_Task:_ What is to be printed is the span of lines starting at the one containing "Rebuild this chart" and ending at the one containing "import seaborn as sns", reproduced exactly with pictures left out.

_Data shown:_
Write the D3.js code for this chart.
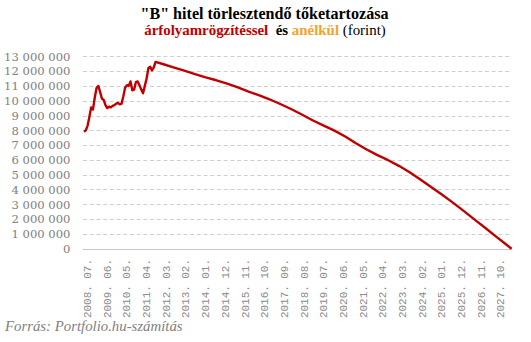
<!DOCTYPE html>
<html>
<head>
<meta charset="utf-8">
<script src="https://cdn.jsdelivr.net/npm/d3@7"></script>
<style>
  html, body { margin: 0; padding: 0; background: #fff; }
  svg { display: block; }
</style>
</head>
<body>
<svg id="chart" width="531" height="342"></svg>
<script>
// ---- Data ----
const months = [
  "2008.07","2008.08","2008.09","2008.10","2008.11","2008.12",
  "2009.01","2009.02","2009.03","2009.04","2009.05","2009.06",
  "2009.07","2009.08","2009.09","2009.10","2009.11","2009.12",
  "2010.01","2010.02","2010.03","2010.04","2010.05","2010.06",
  "2010.07","2010.08","2010.09","2010.10","2010.11","2010.12",
  "2011.01","2011.02","2011.03","2011.04","2011.05","2011.06",
  "2011.07","2011.08","2011.09","2011.10","2011.11",
  "2012.03","2012.09","2013.03","2013.09","2014.03","2014.09",
  "2015.03","2015.09","2016.03","2016.09","2017.03","2017.09",
  "2018.03","2018.09","2019.03","2019.09","2020.03","2020.09",
  "2021.03","2021.09","2022.03","2022.09","2023.03","2023.09",
  "2024.03","2024.09","2025.03","2025.09","2026.03","2026.09",
  "2027.03","2027.09","2028.03","2028.06"
];
const debt = [
  7900000, 8000000, 8300000, 8900000, 9550000, 9400000,
  10200000, 10850000, 11000000, 10600000, 10150000, 10050000,
  9700000, 9500000, 9600000, 9550000, 9650000, 9700000,
  9800000, 9850000, 9750000, 9800000, 10300000, 10900000,
  11050000, 11000000, 11300000, 10700000, 10750000, 11250000,
  11300000, 11050000, 10750000, 10500000, 11000000, 11500000,
  12200000, 12300000, 12050000, 12250000, 12620000,
  12480000, 12250000, 12030000, 11800000, 11580000, 11380000,
  11150000, 10900000, 10620000, 10360000, 10080000, 9760000,
  9420000, 9050000, 8660000, 8320000, 7980000, 7580000,
  7120000, 6700000, 6320000, 5980000, 5600000, 5170000,
  4670000, 4170000, 3660000, 3130000, 2570000, 2000000,
  1430000, 850000, 280000, 0
];
const xTickLabels = [
  "2008.07","2009.06","2010.05","2011.04","2012.03","2013.02","2014.01",
  "2014.12","2015.11","2016.10","2017.09","2018.08","2019.07","2020.06",
  "2021.05","2022.04","2023.03","2024.02","2025.01","2025.12","2026.11","2027.10"
];
const yTicks = [0,1000000,2000000,3000000,4000000,5000000,6000000,7000000,
  8000000,9000000,10000000,11000000,12000000,13000000];
const firstMonth = "2008.07", lastMonth = "2028.06";

// ---- Helpers ----
const monthIndex = s => {
  const [y, m] = s.split(".").map(Number);
  const [y0, m0] = firstMonth.split(".").map(Number);
  return (y - y0) * 12 + (m - m0);
};
const huLocale = d3.formatLocale({ decimal: ",", thousands: "\u00a0", grouping: [3], currency: ["", " Ft"] });
const fmt = huLocale.format(",");

const svg = d3.select("#chart");

const x = d3.scaleLinear()
  .domain([0, monthIndex(lastMonth)])
  .range([84, 511.6]);
const y = d3.scaleLinear()
  .domain([0, 13000000])
  .range([248.7, 56.3]);

// ---- Gridlines ----
const grid = svg.append("g");
grid.selectAll("line.grid")
  .data(yTicks.filter(d => d > 0))
  .join("line")
  .attr("x1", 83).attr("x2", 512)
  .attr("y1", d => Math.round(y(d)) + 0.5)
  .attr("y2", d => Math.round(y(d)) + 0.5)
  .attr("stroke", "#cfcfcf")
  .attr("stroke-width", 1)
  .attr("stroke-dasharray", "4,2.7");

// zero axis line
svg.append("line")
  .attr("x1", 83).attr("x2", 512)
  .attr("y1", Math.round(y(0)) + 0.5).attr("y2", Math.round(y(0)) + 0.5)
  .attr("stroke", "#c8c8c8").attr("stroke-width", 1);

// ---- Y axis labels ----
const yAxis = d3.axisLeft(y).tickValues(yTicks).tickFormat(fmt).tickSize(0).tickPadding(0);
const yg = svg.append("g").attr("transform", "translate(70.5,0)").call(yAxis)
  .attr("font-family", "'DejaVu Serif', serif")
  .attr("font-size", "11.6px");
yg.select(".domain").remove();
yg.selectAll("text")
  .style("font-family", "'DejaVu Serif', serif")
  .style("font-size", "11.6px")
  .attr("fill", "#808080");

// ---- X axis labels ----
const xAxis = d3.axisBottom(x)
  .tickValues(xTickLabels.map(monthIndex))
  .tickFormat((d, i) => xTickLabels[i].replace(".", ". ") + ".")
  .tickSize(0).tickPadding(0);
const xg = svg.append("g").attr("transform", "translate(2.7,0)").call(xAxis)
  .attr("font-family", "'Liberation Mono', 'Courier New', monospace")
  .attr("font-size", "11px");
xg.select(".domain").remove();
xg.selectAll("text")
  .style("font-family", "'Liberation Mono', 'Courier New', monospace")
  .style("font-size", "11px")
  .attr("fill", "#8c8c8c")
  .attr("text-anchor", "end")
  .attr("dy", "0.35em")
  .attr("textLength", 59)
  .attr("lengthAdjust", "spacing")
  .attr("transform", "translate(0,259) rotate(-90)")
  .attr("y", 0).attr("x", 0);

// ---- Line ----
const pts = months.map((m, i) => ({ i: monthIndex(m), v: debt[i] }));
svg.append("path")
  .datum(pts)
  .attr("fill", "none")
  .attr("stroke", "#c00000")
  .attr("stroke-width", 2.4)
  .attr("stroke-linejoin", "round")
  .attr("d", d3.line().x(d => x(d.i)).y(d => y(d.v)));

// ---- Titles ----
const serif = "'Liberation Serif', 'Times New Roman', serif";
svg.append("text")
  .attr("x", 264.5).attr("y", 19)
  .attr("text-anchor", "middle")
  .attr("font-family", serif).attr("font-weight", "bold").attr("font-size", "16.1px")
  .attr("fill", "#000")
  .text("\"B\" hitel törlesztendő tőketartozása");

const t2 = svg.append("text")
  .attr("x", 265).attr("y", 35)
  .attr("text-anchor", "middle")
  .attr("font-family", serif).attr("font-size", "14.9px")
  .attr("xml:space", "preserve");
t2.append("tspan").attr("font-weight", "bold").attr("fill", "#c00000").text("árfolyamrögzítéssel");
t2.append("tspan").attr("font-weight", "bold").attr("fill", "#000").text("  és ");
t2.append("tspan").attr("font-weight", "bold").attr("fill", "#f2a42a").text("anélkül");
t2.append("tspan").attr("fill", "#000").text(" (forint)");

// ---- Source ----
svg.append("text")
  .attr("x", 5).attr("y", 331)
  .attr("font-family", serif).attr("font-style", "italic").attr("font-size", "14.8px")
  .attr("fill", "#7f7f7f")
  .text("Forrás: Portfolio.hu-számítás");
</script>
</body>
</html>
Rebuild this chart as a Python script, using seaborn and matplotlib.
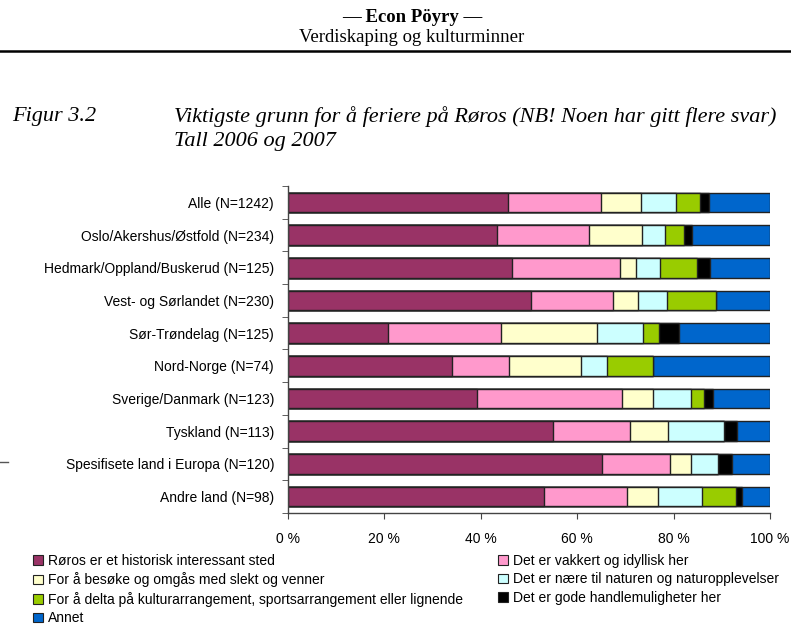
import matplotlib
matplotlib.use("Agg")
import matplotlib.pyplot as plt
from matplotlib.patches import Patch
from matplotlib.lines import Line2D
import numpy as np
import pandas as pd
import seaborn as sns

regions = [
    "Alle (N=1242)",
    "Oslo/Akershus/Østfold (N=234)",
    "Hedmark/Oppland/Buskerud (N=125)",
    "Vest- og Sørlandet (N=230)",
    "Sør-Trøndelag (N=125)",
    "Nord-Norge (N=74)",
    "Sverige/Danmark (N=123)",
    "Tyskland (N=113)",
    "Spesifisete land i Europa (N=120)",
    "Andre land (N=98)",
]

categories = [
    "Røros er et historisk interessant sted",
    "Det er vakkert og idyllisk her",
    "For å besøke og omgås med slekt og venner",
    "Det er nære til naturen og naturopplevelser",
    "For å delta på kulturarrangement, sportsarrangement eller lignende",
    "Det er gode handlemuligheter her",
    "Annet",
]

# share in percent, one list per category (same order as regions)
historisk = [45.7, 43.4, 46.5, 50.5, 20.8, 34.0, 39.2, 55.0, 65.2, 53.2]
vakkert = [19.2, 19.0, 22.3, 16.9, 23.3, 11.9, 30.0, 15.9, 14.1, 17.2]
slekt = [8.4, 11.1, 3.3, 5.3, 19.9, 14.9, 6.5, 7.9, 4.2, 6.3]
natur = [7.1, 4.7, 5.0, 6.0, 9.7, 5.4, 8.0, 11.7, 5.7, 9.1]
kultur = [5.0, 4.0, 7.7, 10.0, 3.2, 9.5, 2.5, 0.0, 0.0, 7.1]
handel = [2.0, 1.7, 2.7, 0.0, 4.2, 0.0, 1.9, 2.6, 2.9, 1.3]
annet = [12.6, 16.1, 12.5, 11.3, 18.9, 24.3, 11.9, 6.9, 7.9, 5.8]

colors = ["#993366", "#FF99CC", "#FFFFCC", "#CCFFFF", "#99CC00", "#000000", "#0066CC"]

values = np.array([historisk, vakkert, slekt, natur, kultur, handel, annet])
cum = np.cumsum(values, axis=0)
cum = cum / cum[-1] * 100

plt.rcParams["font.family"] = ["Liberation Sans", "DejaVu Sans"]

fig = plt.figure(figsize=(7.91, 6.26), dpi=100)
ax = fig.add_axes([0.3641, 0.1805, 0.6094, 0.5224])

# stacked bars: draw cumulative totals from the outside in
for i in range(len(categories) - 1, -1, -1):
    df = pd.DataFrame({"region": regions, "value": cum[i]})
    sns.barplot(data=df, x="value", y="region", orient="h", color=colors[i],
                width=0.6, edgecolor="#222222", linewidth=1.0, saturation=1,
                ax=ax)

ax.set_xlim(0, 100)
ax.set_ylim(len(regions) - 0.5, -0.5)
ax.set_xticks([0, 20, 40, 60, 80, 100])
ax.set_xticklabels([f"{v} %" for v in [0, 20, 40, 60, 80, 100]], fontsize=10)
ax.set_yticks(range(len(regions)))
ax.set_yticklabels(regions, fontsize=10)
ax.tick_params(axis="y", length=0, pad=10)
ax.tick_params(axis="x", length=4, color="#444444", pad=10)
ax.set_yticks(np.arange(-0.5, len(regions), 1), minor=True)
ax.tick_params(axis="y", which="minor", length=4, color="#444444")
ax.set_xlabel("")
ax.set_ylabel("")
for s in ["top", "right"]:
    ax.spines[s].set_visible(False)
for s in ["left", "bottom"]:
    ax.spines[s].set_color("#444444")
    ax.spines[s].set_linewidth(1)

# header
serif = ["Liberation Serif", "DejaVu Serif"]
fig.text(0.521, 1 - 17 / 626, "— Econ Pöyry —", ha="center", va="center",
         family=serif, fontweight="bold", fontsize=13.5)
fig.text(0.521, 1 - 37 / 626, "Verdiskaping og kulturminner", ha="center",
         va="center", family=serif, fontsize=13.5)
fig.add_artist(Line2D([0, 1], [1 - 51 / 626, 1 - 51 / 626], color="black",
                      lw=1.8, transform=fig.transFigure))
fig.text(12 / 791, 1 - 117 / 626, "Figur 3.2", ha="left", va="center",
         family=serif, style="italic", fontsize=16)
fig.text(174 / 791, 1 - 117 / 626,
         "Viktigste grunn for å feriere på Røros (NB! Noen har gitt flere svar)",
         ha="left", va="center", family=serif, style="italic", fontsize=16)
fig.text(174 / 791, 1 - 142 / 626, "Tall 2006 og 2007", ha="left",
         va="center", family=serif, style="italic", fontsize=16)
fig.add_artist(Line2D([0, 8 / 791], [1 - 462 / 626, 1 - 462 / 626],
                      color="#555555", lw=1, transform=fig.transFigure))

# legend in two columns
handles = [Patch(facecolor=c, edgecolor="#222222", linewidth=0.8) for c in colors]
left_idx = [0, 2, 4, 6]
right_idx = [1, 3, 5]
leg_kw = dict(frameon=False, fontsize=10, handlelength=0.7, handleheight=0.7,
              handletextpad=0.4, labelspacing=0.32, borderaxespad=0,
              borderpad=0)
fig.legend([handles[i] for i in left_idx],
           [categories[i] for i in left_idx], loc="upper left",
           bbox_to_anchor=(33 / 791, 1 - 554 / 626), **leg_kw)
fig.legend([handles[i] for i in right_idx],
           [categories[i] for i in right_idx], loc="upper left",
           bbox_to_anchor=(498 / 791, 1 - 554 / 626), **leg_kw)

fig.savefig("out.png", dpi=100)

_Output below:_
Rebuild this chart as a Python script, using seaborn and matplotlib.
import matplotlib
matplotlib.use("Agg")
import matplotlib.pyplot as plt
from matplotlib.patches import Patch
from matplotlib.lines import Line2D
import numpy as np
import pandas as pd
import seaborn as sns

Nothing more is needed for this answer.